[start Supplied information]
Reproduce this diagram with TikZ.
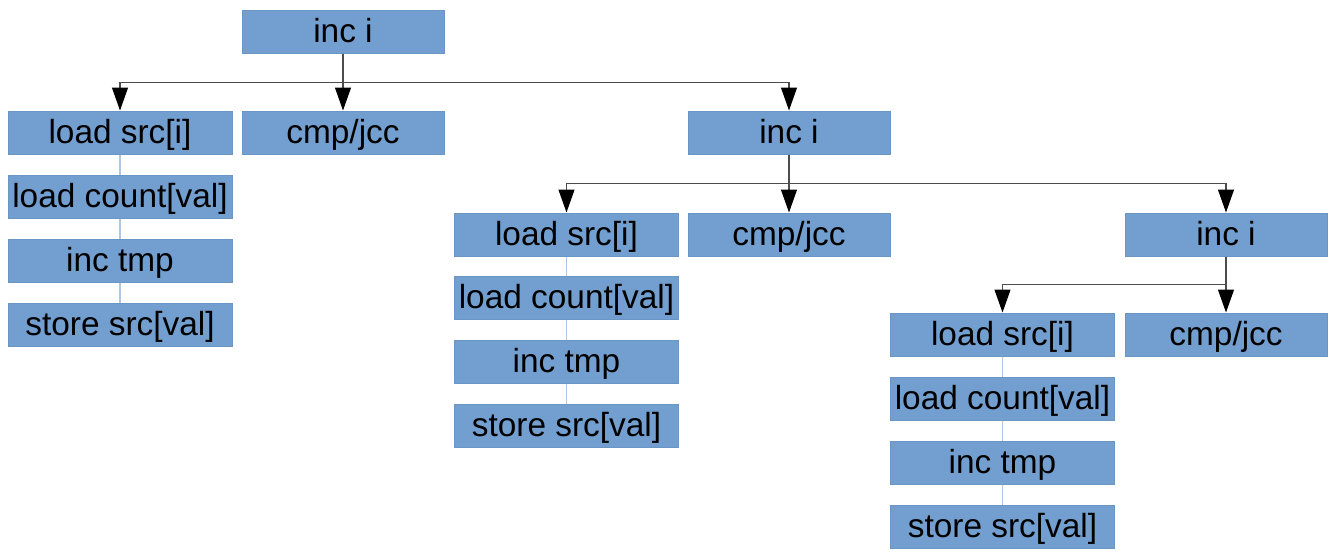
\documentclass[tikz,border=0pt]{standalone}
\usepackage{fontspec}
\setmainfont{Liberation Sans}
\usepackage{tikz}
\usetikzlibrary{arrows.meta}
\definecolor{boxblue}{HTML}{729FCF}
\definecolor{boxline}{HTML}{6A96C6}
\definecolor{stkline}{HTML}{AFC6E4}
\tikzset{box/.style={rectangle,fill=boxblue,draw=boxline,line width=0.5pt,
            minimum width=112pt,minimum height=21.5pt,inner sep=0pt,
            text height=13.5pt,text depth=3pt,
            font=\fontsize{16.7}{20}\selectfont},
         wbox/.style={box,minimum width=101pt},
         link/.style={draw=black!70,line width=0.6pt,
            -{Triangle[length=11.5pt,width=8pt,black]}},
         stk/.style={draw=stkline,line width=0.6pt}
         }
\begin{document}
\begin{tikzpicture}[x=0.5pt,y=-0.5pt]
        \useasboundingbox (0,0) rectangle (1335,557);
        % first level
        \node[wbox] (top) at (343,31.5) {inc i};
        \node[box] (loadA) at (120,132.5) {load src[i]};
        \node[wbox] (cmpA) at (343,132.5) {cmp/jcc};
        \node[wbox] (incA) at (789,132.5) {inc i};
        \node[box] (cntA) at (120,196.5) {load count[val]};
        \node[box] (tmpA) at (120,260.5) {inc tmp};
        \node[box] (stoA) at (120,324.5) {store src[val]};
        % second level
        \node[box] (loadB) at (566.5,234.5) {load src[i]};
        \node[wbox] (cmpB) at (789,234.5) {cmp/jcc};
        \node[wbox] (incB) at (1226,234.5) {inc i};
        \node[box] (cntB) at (566.5,297.5) {load count[val]};
        \node[box] (tmpB) at (566.5,361.5) {inc tmp};
        \node[box] (stoB) at (566.5,425.5) {store src[val]};
        % third level
        \node[box] (loadC) at (1002.5,334.5) {load src[i]};
        \node[wbox] (cmpC) at (1226,334.5) {cmp/jcc};
        \node[box] (cntC) at (1002.5,398.5) {load count[val]};
        \node[box] (tmpC) at (1002.5,462.5) {inc tmp};
        \node[box] (stoC) at (1002.5,526.5) {store src[val]};

        \foreach \s in {A,B,C}{
          \draw[stk] (load\s) -- (cnt\s) -- (tmp\s) -- (sto\s);
        }

        \draw[link] (top.south) -- (cmpA.north);
        \draw[link] (top.south) -- ++(0,29) -| (loadA.north);
        \draw[link] (top.south) -- ++(0,29) -| (incA.north);
        \draw[link] (incA.south) -- (cmpB.north);
        \draw[link] (incA.south) -- ++(0,29) -| (loadB.north);
        \draw[link] (incA.south) -- ++(0,29) -| (incB.north);
        \draw[link] (incB.south) -- (cmpC.north);
        \draw[link] (incB.south) -- ++(0,28) -| (loadC.north);
\end{tikzpicture}
\end{document}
[end Supplied information]
● **Aim of the exercise**: Return the material exactly as given, apart from the pictures.

● **Written solution**:
Reproduce this diagram with TikZ.
\documentclass[tikz,border=0pt]{standalone}
\usepackage{fontspec}
\setmainfont{Liberation Sans}
\usepackage{tikz}
\usetikzlibrary{arrows.meta}
\definecolor{boxblue}{HTML}{729FCF}
\definecolor{boxline}{HTML}{6A96C6}
\definecolor{stkline}{HTML}{AFC6E4}
\tikzset{box/.style={rectangle,fill=boxblue,draw=boxline,line width=0.5pt,
            minimum width=112pt,minimum height=21.5pt,inner sep=0pt,
            text height=13.5pt,text depth=3pt,
            font=\fontsize{16.7}{20}\selectfont},
         wbox/.style={box,minimum width=101pt},
         link/.style={draw=black!70,line width=0.6pt,
            -{Triangle[length=11.5pt,width=8pt,black]}},
         stk/.style={draw=stkline,line width=0.6pt}
         }
\begin{document}
\begin{tikzpicture}[x=0.5pt,y=-0.5pt]
        \useasboundingbox (0,0) rectangle (1335,557);
        % first level
        \node[wbox] (top) at (343,31.5) {inc i};
        \node[box] (loadA) at (120,132.5) {load src[i]};
        \node[wbox] (cmpA) at (343,132.5) {cmp/jcc};
        \node[wbox] (incA) at (789,132.5) {inc i};
        \node[box] (cntA) at (120,196.5) {load count[val]};
        \node[box] (tmpA) at (120,260.5) {inc tmp};
        \node[box] (stoA) at (120,324.5) {store src[val]};
        % second level
        \node[box] (loadB) at (566.5,234.5) {load src[i]};
        \node[wbox] (cmpB) at (789,234.5) {cmp/jcc};
        \node[wbox] (incB) at (1226,234.5) {inc i};
        \node[box] (cntB) at (566.5,297.5) {load count[val]};
        \node[box] (tmpB) at (566.5,361.5) {inc tmp};
        \node[box] (stoB) at (566.5,425.5) {store src[val]};
        % third level
        \node[box] (loadC) at (1002.5,334.5) {load src[i]};
        \node[wbox] (cmpC) at (1226,334.5) {cmp/jcc};
        \node[box] (cntC) at (1002.5,398.5) {load count[val]};
        \node[box] (tmpC) at (1002.5,462.5) {inc tmp};
        \node[box] (stoC) at (1002.5,526.5) {store src[val]};

        \foreach \s in {A,B,C}{
          \draw[stk] (load\s) -- (cnt\s) -- (tmp\s) -- (sto\s);
        }

        \draw[link] (top.south) -- (cmpA.north);
        \draw[link] (top.south) -- ++(0,29) -| (loadA.north);
        \draw[link] (top.south) -- ++(0,29) -| (incA.north);
        \draw[link] (incA.south) -- (cmpB.north);
        \draw[link] (incA.south) -- ++(0,29) -| (loadB.north);
        \draw[link] (incA.south) -- ++(0,29) -| (incB.north);
        \draw[link] (incB.south) -- (cmpC.north);
        \draw[link] (incB.south) -- ++(0,28) -| (loadC.north);
\end{tikzpicture}
\end{document}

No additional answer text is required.